Turns out Rainier cherries are worth moving to the west coast for. They’re pretty fragile as far as cherries go, more suspectible to big temperature swings, and farmers tend to lose a lot of fruit to birds. This makes them pretty spendy, even close to the orchards1. At the start of the season, I’ll see Rainiers go for something like $5 a pound. When they hit their peak towards the end of July through early August, they’re a little cheaper. All of which is to say: these are premium fruits worth hanging on to for as long as you can as the season ends.

As luck would have it, it’s pretty easy to preserve cherries in syrup and alcohol — our friends at American Drink have a great primer on just that. I took my pal Albert’s advice and did a bit of experimenting. Here’s what I came up with.

Ingredients

  • 2lbs of cherries - Bing, Van, Rainier, go nuts
  • 1 cup of water
  • 1 cup of sugar
  • 1 cup of alcohol of your choice (rum, brandy, various liquers, bourbon, wine)
  • A few clean, wide mouth jars with new lids

When you’re picking a liquor, have fun, but keep it straightforward. Brandies and other distilled wines make a good choice. I matched bourbon with both Rainiers and Bings and they came out great. You could even do a white or a rosé wine with Rainiers to match their light color.
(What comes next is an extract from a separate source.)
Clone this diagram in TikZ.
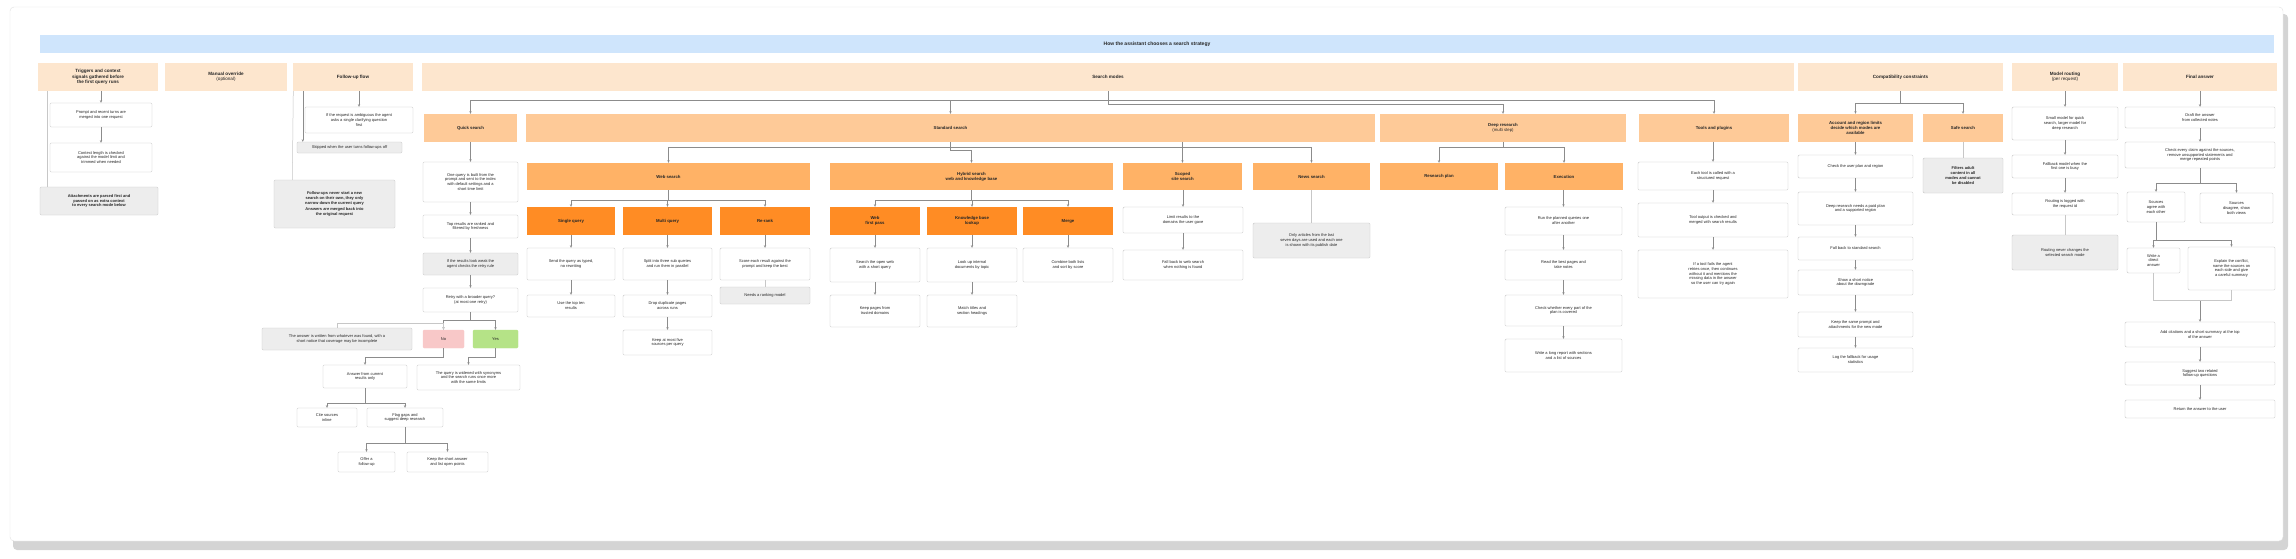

You’re probably going to want to invest in a cherry pitter because pitting more than a couple of cherries with a paring knife or screwdriver (seriously) is a pain in the ass. I like this one from Oxo.

Make sure your jars are clean. I like to run them through the diswasher without soap or boil for about 10 minutes, just to make sure.

De-stem, wash and pit your cherries. This will take a while. SAVE THE PITS. Seriously.

Add the cherry pits and the water to a pot and bring to a boil. The seeds will add some color and flavor to the syrup. You could add other flavors at this point — a cinnamon stick, lemon or orange zest, a vanilla bean, peppercorns — but go easy.

Once the water’s boiling, add the sugar, stir to dissolve, and leave on the heat only long enough to make sure all the sugar has dissolved. Remove the pot from the heat, then add your booze.

A word about the liquor here: you’re going to need to determine on your own how boozy you want these cherries to be. A full cup should do the trick; I wouldn’t recommend more than that. You can boil off some or all of the alcohol if you just want the flavor without the hooch. And you can skip the alcohol all together. You might need to double the amount of syrup you make.

Fill your jar with as many cherries as you can — I found it was best to do a few at a time so I didn’t end up with big gaps. Pour the syrup over the cherries, then let them cool to room temperature then refrigerate. They should last a few months in the fridge.

The obvious use for these is as cocktail cherries and I won’t stand in your way there. Spoon a few with a little syrup over a scoop of icecream to bring a little summer flavor back into fall.


  1. Rumor has it that in Japan, where people tend to be rather perfectionist about their produce, Rainier cherries sell for as much as a dollar a piece.